**** RECORDED INFORMATION ****

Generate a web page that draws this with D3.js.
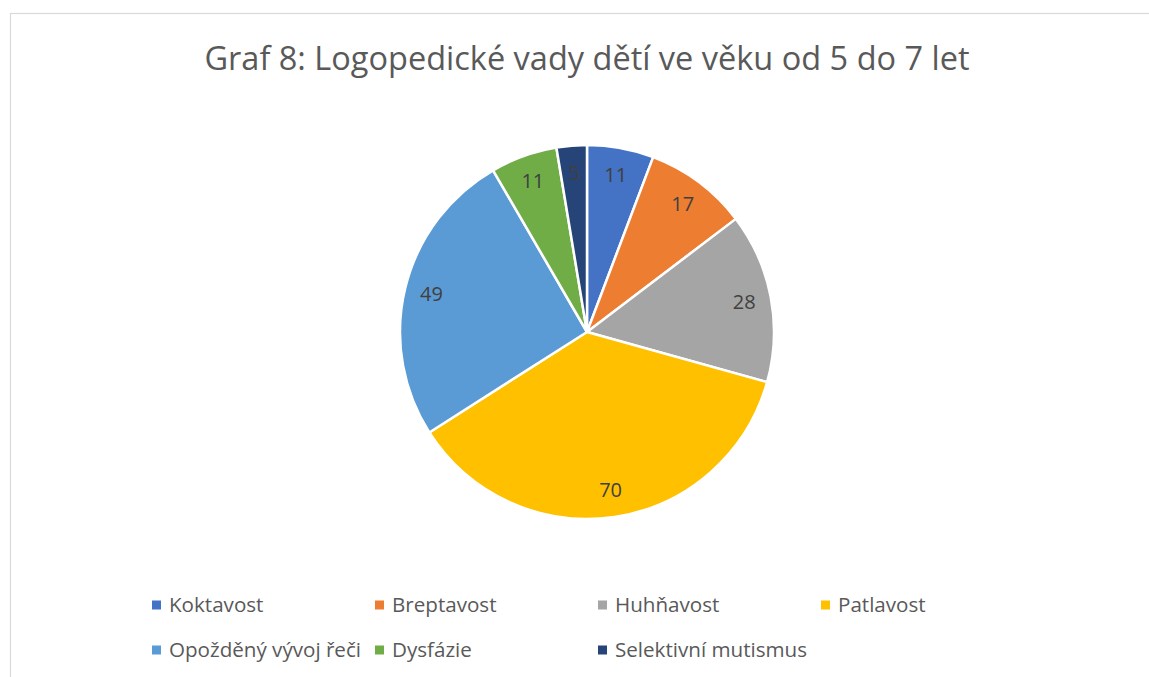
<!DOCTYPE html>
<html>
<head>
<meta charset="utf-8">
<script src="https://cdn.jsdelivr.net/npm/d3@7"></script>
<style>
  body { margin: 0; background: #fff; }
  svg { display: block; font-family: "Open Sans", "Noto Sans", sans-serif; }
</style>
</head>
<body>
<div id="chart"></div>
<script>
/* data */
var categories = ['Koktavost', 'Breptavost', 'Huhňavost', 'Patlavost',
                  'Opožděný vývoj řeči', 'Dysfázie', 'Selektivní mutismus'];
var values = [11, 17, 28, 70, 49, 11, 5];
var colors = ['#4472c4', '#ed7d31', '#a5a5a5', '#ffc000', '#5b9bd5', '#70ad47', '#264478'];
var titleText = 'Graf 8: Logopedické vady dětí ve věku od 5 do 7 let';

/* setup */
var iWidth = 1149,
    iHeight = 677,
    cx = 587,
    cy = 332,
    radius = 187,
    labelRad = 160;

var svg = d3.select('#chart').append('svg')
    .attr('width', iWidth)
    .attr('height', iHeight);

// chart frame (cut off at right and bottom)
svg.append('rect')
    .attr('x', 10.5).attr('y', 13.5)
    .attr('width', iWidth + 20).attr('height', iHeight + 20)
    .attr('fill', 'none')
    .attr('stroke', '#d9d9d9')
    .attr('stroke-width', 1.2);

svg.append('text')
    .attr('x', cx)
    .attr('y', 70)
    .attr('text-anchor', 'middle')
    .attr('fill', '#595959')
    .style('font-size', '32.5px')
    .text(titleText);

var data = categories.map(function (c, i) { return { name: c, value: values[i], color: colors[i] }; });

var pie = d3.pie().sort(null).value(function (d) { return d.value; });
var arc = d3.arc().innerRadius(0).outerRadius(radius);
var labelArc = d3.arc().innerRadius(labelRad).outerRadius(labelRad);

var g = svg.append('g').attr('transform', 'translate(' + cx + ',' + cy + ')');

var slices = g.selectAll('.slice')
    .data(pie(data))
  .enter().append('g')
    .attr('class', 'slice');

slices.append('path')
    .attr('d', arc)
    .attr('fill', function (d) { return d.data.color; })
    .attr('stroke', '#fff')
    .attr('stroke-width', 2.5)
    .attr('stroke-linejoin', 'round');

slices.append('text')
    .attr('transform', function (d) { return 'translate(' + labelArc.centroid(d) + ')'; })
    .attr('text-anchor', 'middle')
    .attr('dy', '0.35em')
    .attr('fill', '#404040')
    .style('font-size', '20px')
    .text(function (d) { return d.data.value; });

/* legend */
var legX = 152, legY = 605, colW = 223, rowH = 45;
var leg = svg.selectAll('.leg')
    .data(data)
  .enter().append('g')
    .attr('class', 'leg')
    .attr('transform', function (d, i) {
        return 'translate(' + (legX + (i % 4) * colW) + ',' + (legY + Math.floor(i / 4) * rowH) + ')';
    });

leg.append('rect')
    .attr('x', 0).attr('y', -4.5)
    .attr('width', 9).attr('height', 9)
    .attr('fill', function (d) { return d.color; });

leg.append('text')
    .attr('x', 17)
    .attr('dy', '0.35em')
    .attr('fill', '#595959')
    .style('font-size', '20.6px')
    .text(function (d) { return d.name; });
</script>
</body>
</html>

****

- [TO BE DONE]:
Except for the pictures, reproduce every line exactly.

- [EXERCISE ANSWER]:
Generate a web page that draws this with D3.js.
<!DOCTYPE html>
<html>
<head>
<meta charset="utf-8">
<script src="https://cdn.jsdelivr.net/npm/d3@7"></script>
<style>
  body { margin: 0; background: #fff; }
  svg { display: block; font-family: "Open Sans", "Noto Sans", sans-serif; }
</style>
</head>
<body>
<div id="chart"></div>
<script>
/* data */
var categories = ['Koktavost', 'Breptavost', 'Huhňavost', 'Patlavost',
                  'Opožděný vývoj řeči', 'Dysfázie', 'Selektivní mutismus'];
var values = [11, 17, 28, 70, 49, 11, 5];
var colors = ['#4472c4', '#ed7d31', '#a5a5a5', '#ffc000', '#5b9bd5', '#70ad47', '#264478'];
var titleText = 'Graf 8: Logopedické vady dětí ve věku od 5 do 7 let';

/* setup */
var iWidth = 1149,
    iHeight = 677,
    cx = 587,
    cy = 332,
    radius = 187,
    labelRad = 160;

var svg = d3.select('#chart').append('svg')
    .attr('width', iWidth)
    .attr('height', iHeight);

// chart frame (cut off at right and bottom)
svg.append('rect')
    .attr('x', 10.5).attr('y', 13.5)
    .attr('width', iWidth + 20).attr('height', iHeight + 20)
    .attr('fill', 'none')
    .attr('stroke', '#d9d9d9')
    .attr('stroke-width', 1.2);

svg.append('text')
    .attr('x', cx)
    .attr('y', 70)
    .attr('text-anchor', 'middle')
    .attr('fill', '#595959')
    .style('font-size', '32.5px')
    .text(titleText);

var data = categories.map(function (c, i) { return { name: c, value: values[i], color: colors[i] }; });

var pie = d3.pie().sort(null).value(function (d) { return d.value; });
var arc = d3.arc().innerRadius(0).outerRadius(radius);
var labelArc = d3.arc().innerRadius(labelRad).outerRadius(labelRad);

var g = svg.append('g').attr('transform', 'translate(' + cx + ',' + cy + ')');

var slices = g.selectAll('.slice')
    .data(pie(data))
  .enter().append('g')
    .attr('class', 'slice');

slices.append('path')
    .attr('d', arc)
    .attr('fill', function (d) { return d.data.color; })
    .attr('stroke', '#fff')
    .attr('stroke-width', 2.5)
    .attr('stroke-linejoin', 'round');

slices.append('text')
    .attr('transform', function (d) { return 'translate(' + labelArc.centroid(d) + ')'; })
    .attr('text-anchor', 'middle')
    .attr('dy', '0.35em')
    .attr('fill', '#404040')
    .style('font-size', '20px')
    .text(function (d) { return d.data.value; });

/* legend */
var legX = 152, legY = 605, colW = 223, rowH = 45;
var leg = svg.selectAll('.leg')
    .data(data)
  .enter().append('g')
    .attr('class', 'leg')
    .attr('transform', function (d, i) {
        return 'translate(' + (legX + (i % 4) * colW) + ',' + (legY + Math.floor(i / 4) * rowH) + ')';
    });

leg.append('rect')
    .attr('x', 0).attr('y', -4.5)
    .attr('width', 9).attr('height', 9)
    .attr('fill', function (d) { return d.color; });

leg.append('text')
    .attr('x', 17)
    .attr('dy', '0.35em')
    .attr('fill', '#595959')
    .style('font-size', '20.6px')
    .text(function (d) { return d.name; });
</script>
</body>
</html>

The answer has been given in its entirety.